J'aurais voulu que ces milliers de personnes se fassent entendre. Alors on y a presque eu droit avec ce super épisode de grève de ravitaillement. Seulement si vous vous souvenez comment il finit, c'est finalement Tyrol qui, sous chantage d'Adama, va "ordonner" aux gens de continuer à bosser. C'est quand même fou ça, les miniers n'ont donc toujours pas de libre arbitre, c'est Tyrol (de l'armée) qui leur dit quoi faire. Quelle grève, même la SNCF en fait des plus costauds tous les mois. Voir plus de 20.000 personnes se soulever contre la société en place, ça ça aurait été bien plus intéressant à regarder.
J'aurais voulu à la place du plaidoyer larmoyant et chamallow au possible de Lee au tribunal sur la justice, que les gens se révoltent que les jurés soient Adama et la Présidente. Parce que toute la flotte a haï Roslin ou Baltar pendant des mois, qu'elle s'est prise des élections truquées dans la gueule, qu'elle s'est faite abandonner sur New Caprica, qu'elle continue à se prendre des mesures dictatoriales en pleine face (non-liberté de culte notamment) mais que personne ne se réveille, je n'y crois pas.
J'aurais voulu que la série ne s'arrête pas là où une des parties les plus intéressantes commence : leur arrivée sur Terre où l'on aurait pu commencer à répondre à comment apprendre des erreurs passées dans l'Histoire ? Le devoir de reconstruire une civilisation n'est-il pas trop lourd à porter ? Après avoir passé autant de mois confinés dans si peu d'espace, l'envie d'indépendance et de solitude aurait-elle pris le dessus ?
3. Les Cylons
Un être avec une intelligence artificielle peut-il avoir des émotions, peut-il être "humain" ? Ah ça pas de problèmes, on en bouffe pendant la série, pas de soucis.

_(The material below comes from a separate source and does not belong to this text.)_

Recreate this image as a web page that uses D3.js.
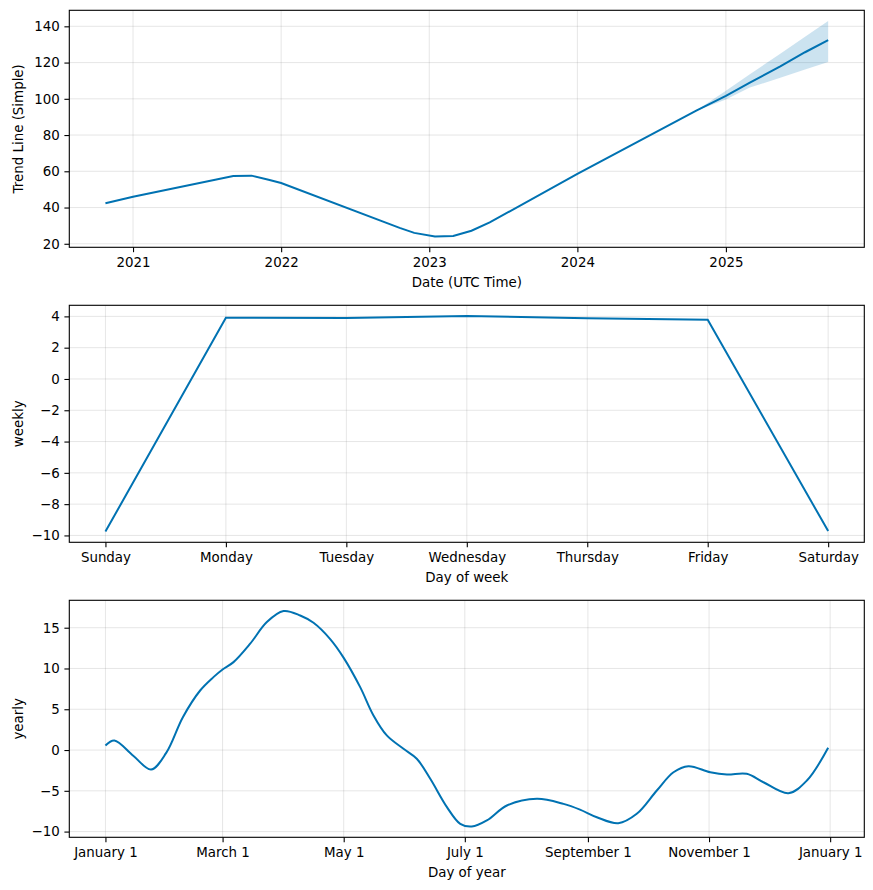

Je ne vais pourtant pas vraiment avoir d'avis sur la question, ni d'ailleurs sur toutes celles concernant la partie sur les Cylons pour la simple raison que je n'arrive pas à concevoir que notre futur peut se passer de la sorte. Et que je pars du principe que je ne peux pas vraiment argumenter pour ou contre quelque chose que je ne conçois pas. La rébellion de l'IA contre l'Homme, c'est strictement personnel et tranché comme point de vue je le conçois mais c'est quelque chose que je relègue au rang des fantasmes qui ne m'intéresse pas vraiment.

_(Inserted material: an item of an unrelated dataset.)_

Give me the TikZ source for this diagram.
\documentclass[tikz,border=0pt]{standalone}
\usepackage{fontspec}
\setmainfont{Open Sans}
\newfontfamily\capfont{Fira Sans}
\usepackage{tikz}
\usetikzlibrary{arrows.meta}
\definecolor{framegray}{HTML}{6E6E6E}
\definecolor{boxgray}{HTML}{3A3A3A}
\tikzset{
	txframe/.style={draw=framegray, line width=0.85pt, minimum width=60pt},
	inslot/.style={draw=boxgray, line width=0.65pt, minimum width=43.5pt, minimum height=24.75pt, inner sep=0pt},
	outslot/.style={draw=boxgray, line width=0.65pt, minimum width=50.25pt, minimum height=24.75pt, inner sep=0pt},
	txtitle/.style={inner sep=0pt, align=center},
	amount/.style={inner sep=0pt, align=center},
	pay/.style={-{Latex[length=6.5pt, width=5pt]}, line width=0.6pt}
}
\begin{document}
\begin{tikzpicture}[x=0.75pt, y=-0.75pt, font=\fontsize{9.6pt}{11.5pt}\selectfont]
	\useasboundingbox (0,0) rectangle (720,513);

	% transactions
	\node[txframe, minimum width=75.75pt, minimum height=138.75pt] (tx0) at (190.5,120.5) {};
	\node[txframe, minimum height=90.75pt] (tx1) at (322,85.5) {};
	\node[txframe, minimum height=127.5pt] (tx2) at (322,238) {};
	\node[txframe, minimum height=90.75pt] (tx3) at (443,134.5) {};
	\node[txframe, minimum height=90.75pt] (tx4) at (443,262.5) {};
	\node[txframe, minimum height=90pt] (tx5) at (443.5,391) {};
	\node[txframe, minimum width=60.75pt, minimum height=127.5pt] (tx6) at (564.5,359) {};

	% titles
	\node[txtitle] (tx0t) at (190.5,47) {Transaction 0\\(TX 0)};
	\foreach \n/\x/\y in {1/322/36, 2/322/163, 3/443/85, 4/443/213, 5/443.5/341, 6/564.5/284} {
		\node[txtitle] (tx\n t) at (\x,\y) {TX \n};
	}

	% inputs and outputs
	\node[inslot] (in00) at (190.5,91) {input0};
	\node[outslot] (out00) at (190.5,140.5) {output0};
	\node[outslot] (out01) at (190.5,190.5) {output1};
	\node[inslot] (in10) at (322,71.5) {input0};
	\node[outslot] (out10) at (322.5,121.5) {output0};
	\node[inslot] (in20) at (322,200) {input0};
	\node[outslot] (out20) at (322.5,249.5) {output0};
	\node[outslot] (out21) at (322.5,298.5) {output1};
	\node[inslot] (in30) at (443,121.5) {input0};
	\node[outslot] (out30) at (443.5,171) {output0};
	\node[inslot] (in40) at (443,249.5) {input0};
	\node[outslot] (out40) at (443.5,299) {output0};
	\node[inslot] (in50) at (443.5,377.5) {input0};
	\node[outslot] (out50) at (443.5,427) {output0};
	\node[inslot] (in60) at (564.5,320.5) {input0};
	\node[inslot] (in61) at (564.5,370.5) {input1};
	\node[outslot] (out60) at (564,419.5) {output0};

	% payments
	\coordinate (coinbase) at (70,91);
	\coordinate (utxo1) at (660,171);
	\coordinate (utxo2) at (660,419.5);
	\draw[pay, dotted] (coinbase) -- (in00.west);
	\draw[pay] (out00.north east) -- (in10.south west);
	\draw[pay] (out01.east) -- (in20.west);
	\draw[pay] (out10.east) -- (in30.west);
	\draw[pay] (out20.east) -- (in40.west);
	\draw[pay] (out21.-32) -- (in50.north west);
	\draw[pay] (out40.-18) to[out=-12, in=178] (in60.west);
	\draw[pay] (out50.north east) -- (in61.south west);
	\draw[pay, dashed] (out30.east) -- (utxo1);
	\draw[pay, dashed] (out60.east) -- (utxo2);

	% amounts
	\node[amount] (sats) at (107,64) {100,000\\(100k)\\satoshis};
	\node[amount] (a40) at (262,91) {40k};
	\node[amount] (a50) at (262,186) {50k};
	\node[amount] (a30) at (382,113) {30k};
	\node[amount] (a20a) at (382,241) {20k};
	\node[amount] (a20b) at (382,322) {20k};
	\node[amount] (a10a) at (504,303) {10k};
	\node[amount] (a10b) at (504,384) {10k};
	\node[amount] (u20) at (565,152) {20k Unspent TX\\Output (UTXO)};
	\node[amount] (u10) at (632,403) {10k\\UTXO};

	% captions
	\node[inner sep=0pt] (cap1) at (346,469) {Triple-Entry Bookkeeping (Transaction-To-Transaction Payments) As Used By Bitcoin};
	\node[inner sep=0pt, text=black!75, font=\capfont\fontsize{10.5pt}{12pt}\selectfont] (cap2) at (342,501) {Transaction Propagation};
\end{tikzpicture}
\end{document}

Y'avait quand même quelque chose d'intéressant avec les Cylons.
Ces débats sur l'IA me paraissent donc plus ou moins facultatifs. La seule question que je me suis posé tout le long de la série sur les Cylons, elle est simple : "so what ?". Les Cylons veulent trouver la Terre, d'accord et ? Que veulent-ils faire ensuite ? Faire des châteaux de sable ? Vivre comme des humaines ? Mais les humains ne savent déjà pas vraiment quel est le but de leur existence, alors des êtres programmés ? Mystère et boule de gomme, les seules réponses qu'on aura, elles seront dispersées à coup de "Dieu l'a voulu", "C'est ton destin". C'est d'ailleurs la réponse qui sera apportée à toutes les questions intéressantes de la série.

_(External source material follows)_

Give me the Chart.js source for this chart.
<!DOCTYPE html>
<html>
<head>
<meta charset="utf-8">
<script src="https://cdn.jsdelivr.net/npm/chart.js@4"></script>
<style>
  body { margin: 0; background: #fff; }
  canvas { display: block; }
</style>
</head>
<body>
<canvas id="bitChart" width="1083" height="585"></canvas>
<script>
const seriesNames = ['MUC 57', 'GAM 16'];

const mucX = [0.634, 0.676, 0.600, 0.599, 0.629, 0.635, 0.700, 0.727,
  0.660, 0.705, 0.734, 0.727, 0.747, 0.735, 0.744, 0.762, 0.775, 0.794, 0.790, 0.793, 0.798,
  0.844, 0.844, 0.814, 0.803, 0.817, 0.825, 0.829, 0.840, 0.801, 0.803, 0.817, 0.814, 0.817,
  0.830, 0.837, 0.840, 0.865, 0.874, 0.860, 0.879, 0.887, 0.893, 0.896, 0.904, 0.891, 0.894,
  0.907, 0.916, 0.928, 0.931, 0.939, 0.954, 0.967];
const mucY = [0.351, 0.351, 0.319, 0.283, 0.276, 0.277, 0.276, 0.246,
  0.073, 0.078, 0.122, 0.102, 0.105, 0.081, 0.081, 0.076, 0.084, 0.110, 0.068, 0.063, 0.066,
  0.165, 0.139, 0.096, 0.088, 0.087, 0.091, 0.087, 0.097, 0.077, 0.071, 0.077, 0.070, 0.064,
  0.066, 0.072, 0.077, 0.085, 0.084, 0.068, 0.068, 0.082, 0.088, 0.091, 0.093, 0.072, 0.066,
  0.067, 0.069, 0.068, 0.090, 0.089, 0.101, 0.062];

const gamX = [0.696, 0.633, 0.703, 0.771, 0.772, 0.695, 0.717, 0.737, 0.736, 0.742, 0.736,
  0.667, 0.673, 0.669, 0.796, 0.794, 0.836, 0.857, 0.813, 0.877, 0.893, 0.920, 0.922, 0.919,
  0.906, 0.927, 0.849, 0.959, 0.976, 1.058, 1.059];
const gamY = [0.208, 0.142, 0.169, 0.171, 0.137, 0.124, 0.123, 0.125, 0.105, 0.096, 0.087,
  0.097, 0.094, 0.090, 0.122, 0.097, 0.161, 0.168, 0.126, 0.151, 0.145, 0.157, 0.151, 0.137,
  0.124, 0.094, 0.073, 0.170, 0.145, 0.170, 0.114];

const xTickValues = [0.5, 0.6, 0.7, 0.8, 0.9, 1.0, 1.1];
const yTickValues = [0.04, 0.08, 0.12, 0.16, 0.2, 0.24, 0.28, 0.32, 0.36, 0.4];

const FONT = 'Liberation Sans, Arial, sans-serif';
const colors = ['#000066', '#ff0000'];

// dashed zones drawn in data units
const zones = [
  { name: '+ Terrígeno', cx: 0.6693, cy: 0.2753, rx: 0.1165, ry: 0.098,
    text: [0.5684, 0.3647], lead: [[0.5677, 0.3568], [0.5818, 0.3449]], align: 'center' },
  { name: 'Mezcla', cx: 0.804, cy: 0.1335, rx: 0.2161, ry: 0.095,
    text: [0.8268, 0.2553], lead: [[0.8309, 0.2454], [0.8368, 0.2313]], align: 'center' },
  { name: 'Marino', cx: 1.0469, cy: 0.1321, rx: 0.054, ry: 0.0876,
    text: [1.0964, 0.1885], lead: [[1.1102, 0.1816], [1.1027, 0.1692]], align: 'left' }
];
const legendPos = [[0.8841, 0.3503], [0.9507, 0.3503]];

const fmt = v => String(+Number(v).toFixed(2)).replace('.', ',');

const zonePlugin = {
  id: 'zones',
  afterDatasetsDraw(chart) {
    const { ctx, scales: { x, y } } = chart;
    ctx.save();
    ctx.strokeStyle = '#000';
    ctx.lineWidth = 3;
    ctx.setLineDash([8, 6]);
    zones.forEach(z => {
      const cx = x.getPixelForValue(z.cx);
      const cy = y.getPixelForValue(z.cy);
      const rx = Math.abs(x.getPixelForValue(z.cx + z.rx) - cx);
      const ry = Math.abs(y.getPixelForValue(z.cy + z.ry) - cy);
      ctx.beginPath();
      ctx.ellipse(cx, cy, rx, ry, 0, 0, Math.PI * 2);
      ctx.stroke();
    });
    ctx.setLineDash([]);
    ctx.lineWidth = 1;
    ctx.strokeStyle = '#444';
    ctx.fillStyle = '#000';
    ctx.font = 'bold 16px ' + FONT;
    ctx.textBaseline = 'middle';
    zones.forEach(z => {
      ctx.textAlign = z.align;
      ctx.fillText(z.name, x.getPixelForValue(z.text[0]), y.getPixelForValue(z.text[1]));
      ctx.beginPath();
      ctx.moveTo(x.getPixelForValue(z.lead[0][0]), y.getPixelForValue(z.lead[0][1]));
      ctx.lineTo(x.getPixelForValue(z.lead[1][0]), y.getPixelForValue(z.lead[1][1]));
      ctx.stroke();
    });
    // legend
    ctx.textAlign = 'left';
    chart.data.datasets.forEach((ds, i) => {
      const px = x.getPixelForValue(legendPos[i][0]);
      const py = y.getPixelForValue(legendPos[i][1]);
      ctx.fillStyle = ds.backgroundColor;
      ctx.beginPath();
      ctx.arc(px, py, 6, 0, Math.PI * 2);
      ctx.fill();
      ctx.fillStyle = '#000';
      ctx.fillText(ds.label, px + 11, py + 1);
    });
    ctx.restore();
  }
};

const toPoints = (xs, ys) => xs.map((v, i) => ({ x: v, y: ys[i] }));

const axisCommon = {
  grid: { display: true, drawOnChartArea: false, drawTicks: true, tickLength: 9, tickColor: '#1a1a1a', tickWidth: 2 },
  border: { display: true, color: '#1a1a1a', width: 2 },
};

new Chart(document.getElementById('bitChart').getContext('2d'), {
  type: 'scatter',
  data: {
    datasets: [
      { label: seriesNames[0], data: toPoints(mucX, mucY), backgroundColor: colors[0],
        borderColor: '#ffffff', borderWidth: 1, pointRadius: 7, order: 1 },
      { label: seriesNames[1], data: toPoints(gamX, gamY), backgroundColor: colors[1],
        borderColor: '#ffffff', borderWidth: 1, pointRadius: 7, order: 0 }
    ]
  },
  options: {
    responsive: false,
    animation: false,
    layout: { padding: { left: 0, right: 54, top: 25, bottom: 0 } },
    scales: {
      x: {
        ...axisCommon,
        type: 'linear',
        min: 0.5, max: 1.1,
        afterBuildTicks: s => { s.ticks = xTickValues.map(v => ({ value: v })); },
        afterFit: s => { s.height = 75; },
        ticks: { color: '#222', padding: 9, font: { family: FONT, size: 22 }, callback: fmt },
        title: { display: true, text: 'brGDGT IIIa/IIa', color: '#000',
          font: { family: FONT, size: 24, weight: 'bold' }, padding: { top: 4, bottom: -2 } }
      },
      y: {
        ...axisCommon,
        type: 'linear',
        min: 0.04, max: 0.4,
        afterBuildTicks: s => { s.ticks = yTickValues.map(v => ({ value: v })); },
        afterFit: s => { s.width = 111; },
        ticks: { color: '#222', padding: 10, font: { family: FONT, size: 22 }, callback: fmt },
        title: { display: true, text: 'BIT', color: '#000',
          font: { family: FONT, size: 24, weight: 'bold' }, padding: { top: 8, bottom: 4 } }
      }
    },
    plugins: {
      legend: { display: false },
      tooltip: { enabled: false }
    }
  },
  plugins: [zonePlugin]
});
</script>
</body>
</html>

Egalement, il n'y a aucun personnage qui ne croit en rien, le plus scientifique des personnages devient même un schizophrène-paranoïaque-anarchique-ultracroyant. Il n'y a aucun nihilisme. Alors que la situation s'y prête quand même assez fortement. Les "débats" entre le déisme, le polythéisme et la science ne sont pas suffisamment profonds et restent trop mystiques pour en tirer quoi que ce soit. J'aurais aimé des points de vue et dialogues forts sur ce sujet, des choses qui pourraient ressembler à ce qui se fait dans The Man From Earth en moins cliché.
Conclusion
Non vraiment, Battlestar Galactica partait d'un excellent sentiment. Peut-être que le fait d'en faire une série télévisée américaine l'a "forcé" à devenir ce qu'elle est. Peut-être que de votre côté vous avez aimé le triangle amoureux entre Starbuck, Lee et Dee, la moustache d'Adama, ou que vous avez trouvé votre compte dans la série. Peut-être que ce je demande est tout bonnement impossible à réaliser à la télévision et qu'un livre est un support plus adapté.
Mais bordel qu'est ce que ça aurait été bien.